* Requirement *
Search the data for the word "with" and copy every line where it occurs.

* Entries shown *
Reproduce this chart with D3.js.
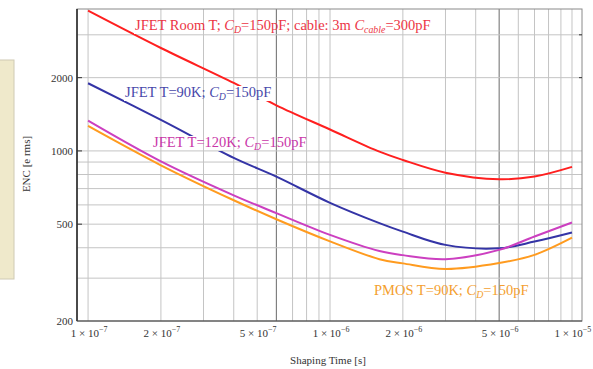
<!DOCTYPE html>
<html>
<head>
<meta charset="utf-8">
<script src="https://cdn.jsdelivr.net/npm/d3@7"></script>
<style>
  body { margin: 0; background: #fff; }
  svg { display: block; }
</style>
</head>
<body>
<div id="chart"></div>
<script>
// values (ENC in e rms vs shaping time in s)
const shapingTimes = [1e-7, 2e-7, 4e-7, 6e-7, 1e-6, 1.6e-6, 2e-6, 3e-6, 5e-6, 7e-6, 1e-5];
const encJfetRoom = [3770, 2648, 1902, 1540, 1225, 993, 918, 814, 765, 785, 860];
const encJfet90 = [1897, 1341, 936, 784, 612, 505, 466, 411, 398, 424, 462];
const encJfet120 = [1332, 906, 657, 555, 452, 388, 373, 359, 392, 445, 508];
const encPmos90 = [1267, 873, 627, 524, 425, 359, 345, 327, 346, 374, 440];

const xTickValues = [1e-7, 2e-7, 5e-7, 1e-6, 2e-6, 5e-6, 1e-5];
const xTickMantissa = ["1", "2", "5", "1", "2", "5", "1"];
const xTickExponent = ["\u22127", "\u22127", "\u22127", "\u22126", "\u22126", "\u22126", "\u22125"];
const yTickValues = [200, 500, 1000, 2000];
const xGridValues = [1e-7, 2e-7, 3e-7, 4e-7, 5e-7, 6e-7, 7e-7, 8e-7, 9e-7,
                     1e-6, 2e-6, 3e-6, 4e-6, 5e-6, 6e-6, 7e-6, 8e-6, 9e-6, 1e-5];
const xDarkGrid = [6e-7, 5e-6];
const yGridValues = [300, 400, 500, 600, 700, 800, 900, 1000, 2000, 3000];

const width = 593, height = 369;
const plotLeft = 77, plotRight = 582, plotTop = 9, plotBottom = 321;

let x = d3.scaleLog().domain([9e-8, 1.1e-5]).range([plotLeft, plotRight]);
let y = d3.scaleLog().domain([200, 3830]).range([plotBottom, plotTop]);

let svg = d3.select("#chart").append("svg")
    .attr("width", width)
    .attr("height", height)
    .style("font-family", "'Liberation Serif', 'DejaVu Serif', serif");

// beige panel on the left edge
svg.append("rect")
    .attr("x", -1).attr("y", 60)
    .attr("width", 15).attr("height", 219)
    .attr("fill", "#efe9cb")
    .attr("stroke", "#cfcab4");

function drawGrid(g) {
    g.selectAll("line.gx")
        .data(xGridValues)
        .join("line")
        .attr("class", "gx")
        .attr("x1", d => x(d)).attr("x2", d => x(d))
        .attr("y1", plotTop).attr("y2", plotBottom)
        .attr("stroke", d => xDarkGrid.includes(d) ? "#6a6a6a" : "#c4c4c4")
        .attr("stroke-width", 1);
    g.selectAll("line.gy")
        .data(yGridValues)
        .join("line")
        .attr("class", "gy")
        .attr("x1", plotLeft).attr("x2", plotRight)
        .attr("y1", d => y(d)).attr("y2", d => y(d))
        .attr("stroke", "#c4c4c4")
        .attr("stroke-width", 1);
}

drawGrid(svg.append("g"));

// curves
let series = [
    { values: encJfetRoom, color: "#ff1f1f" },
    { values: encJfet90, color: "#3434a6" },
    { values: encJfet120, color: "#cc3fc0" },
    { values: encPmos90, color: "#ff9b1f" }
];

let line = d3.line()
    .x(d => x(d[0]))
    .y(d => y(d[1]))
    .curve(d3.curveCatmullRom.alpha(0.5));

svg.append("g")
    .selectAll("path")
    .data(series)
    .join("path")
    .attr("d", s => line(shapingTimes.map((t, i) => [t, s.values[i]])))
    .attr("fill", "none")
    .attr("stroke", s => s.color)
    .attr("stroke-width", 2);

// curve labels, parts: plain / italic / italic subscript
let labels = [
    { x: 135, y: 30, color: "#ec3545", parts: [["JFET Room T; "], ["C", "i"], ["D", "s"], ["=150pF; cable: 3m "], ["C", "i"], ["cable", "s"], ["=300pF"]] },
    { x: 125, y: 97, color: "#4848aa", parts: [["JFET T=90K; "], ["C", "i"], ["D", "s"], ["=150pF"]] },
    { x: 153, y: 147, color: "#c936a8", parts: [["JFET T=120K; "], ["C", "i"], ["D", "s"], ["=150pF"]] },
    { x: 374, y: 295, color: "#f4a030", parts: [["PMOS T=90K; "], ["C", "i"], ["D", "s"], ["=150pF"]] }
];
const labelSize = 14.5;

// layers: white backing, grid seen through it, then the text
let labelBg = svg.append("g");
let gridOver = svg.append("g").attr("clip-path", "url(#labelClip)");
let labelText = svg.append("g");

let boxes = [];
labels.forEach(l => {
    let t = labelText.append("text")
        .attr("x", l.x).attr("y", l.y)
        .attr("font-size", labelSize + "px")
        .attr("fill", l.color);
    let shifted = false;
    l.parts.forEach(p => {
        let ts = t.append("tspan").text(p[0]);
        if (p[1] === "i") ts.attr("font-style", "italic");
        if (p[1] === "s") {
            ts.attr("font-style", "italic").attr("font-size", (labelSize * 0.68) + "px").attr("dy", 3);
            shifted = true;
        } else if (shifted) {
            ts.attr("dy", -3);
            shifted = false;
        }
    });
    let b = t.node().getBBox();
    boxes.push({ x: b.x - 1, y: b.y + 2, w: b.width + 2, h: b.height - 3 });
});

labelBg.selectAll("rect")
    .data(boxes)
    .join("rect")
    .attr("x", d => d.x).attr("y", d => d.y)
    .attr("width", d => d.w).attr("height", d => d.h)
    .attr("fill", "#fff");

svg.append("clipPath").attr("id", "labelClip")
    .selectAll("rect")
    .data(boxes)
    .join("rect")
    .attr("x", d => d.x).attr("y", d => d.y)
    .attr("width", d => d.w).attr("height", d => d.h);
drawGrid(gridOver);

// frame
svg.append("rect")
    .attr("x", plotLeft).attr("y", plotTop)
    .attr("width", plotRight - plotLeft).attr("height", plotBottom - plotTop)
    .attr("fill", "none")
    .attr("stroke", "#8a8a8a");
svg.append("line")
    .attr("x1", plotLeft).attr("x2", plotLeft).attr("y1", plotTop).attr("y2", plotBottom)
    .attr("stroke", "#222").attr("stroke-width", 1.5);
svg.append("line")
    .attr("x1", plotLeft).attr("x2", plotRight).attr("y1", plotBottom).attr("y2", plotBottom)
    .attr("stroke", "#444").attr("stroke-width", 1.2);

// ticks on the axes
svg.append("g").selectAll("line")
    .data(yTickValues.slice(1))
    .join("line")
    .attr("x1", plotLeft).attr("x2", plotLeft + 5)
    .attr("y1", d => y(d)).attr("y2", d => y(d))
    .attr("stroke", "#333");
svg.append("g").selectAll("line")
    .data([2000, 3000])
    .join("line")
    .attr("x1", plotRight - 3).attr("x2", plotRight)
    .attr("y1", d => y(d)).attr("y2", d => y(d))
    .attr("stroke", "#333");

// y tick labels
svg.append("g")
    .attr("font-size", "11px")
    .attr("fill", "#333")
    .attr("text-anchor", "end")
    .selectAll("text")
    .data(yTickValues)
    .join("text")
    .attr("x", plotLeft - 4)
    .attr("y", d => y(d) + 4)
    .text(d => d);

// x tick labels: m × 10^e
let xt = svg.append("g")
    .attr("font-size", "11px")
    .attr("fill", "#333")
    .attr("text-anchor", "middle")
    .selectAll("text")
    .data(xTickValues)
    .join("text")
    .attr("x", d => x(d) + 1)
    .attr("y", 337);
xt.append("tspan").text((d, i) => xTickMantissa[i] + " \u00d7 10");
xt.append("tspan")
    .attr("dy", -5)
    .attr("font-size", "8px")
    .text((d, i) => xTickExponent[i]);

// axis titles
svg.append("text")
    .attr("x", 328).attr("y", 364)
    .attr("text-anchor", "middle")
    .attr("font-size", "11px")
    .attr("fill", "#333")
    .text("Shaping Time [s]");
svg.append("text")
    .attr("transform", "translate(30,164) rotate(-90)")
    .attr("text-anchor", "middle")
    .attr("font-size", "11px")
    .attr("fill", "#333")
    .text("ENC [e rms]");
</script>
</body>
</html>
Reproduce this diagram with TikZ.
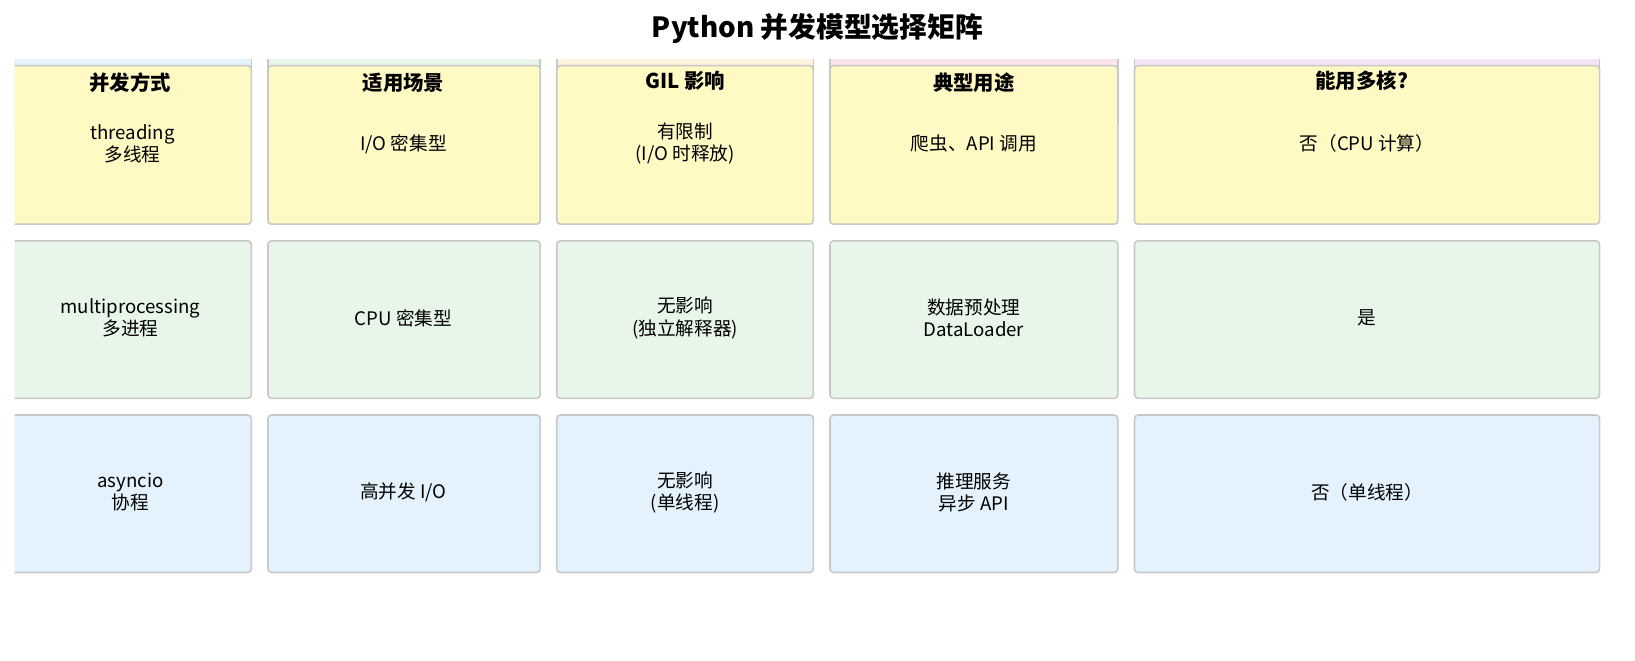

* Completed task *
Reproduce this chart with D3.js.
Reproduce this diagram with TikZ.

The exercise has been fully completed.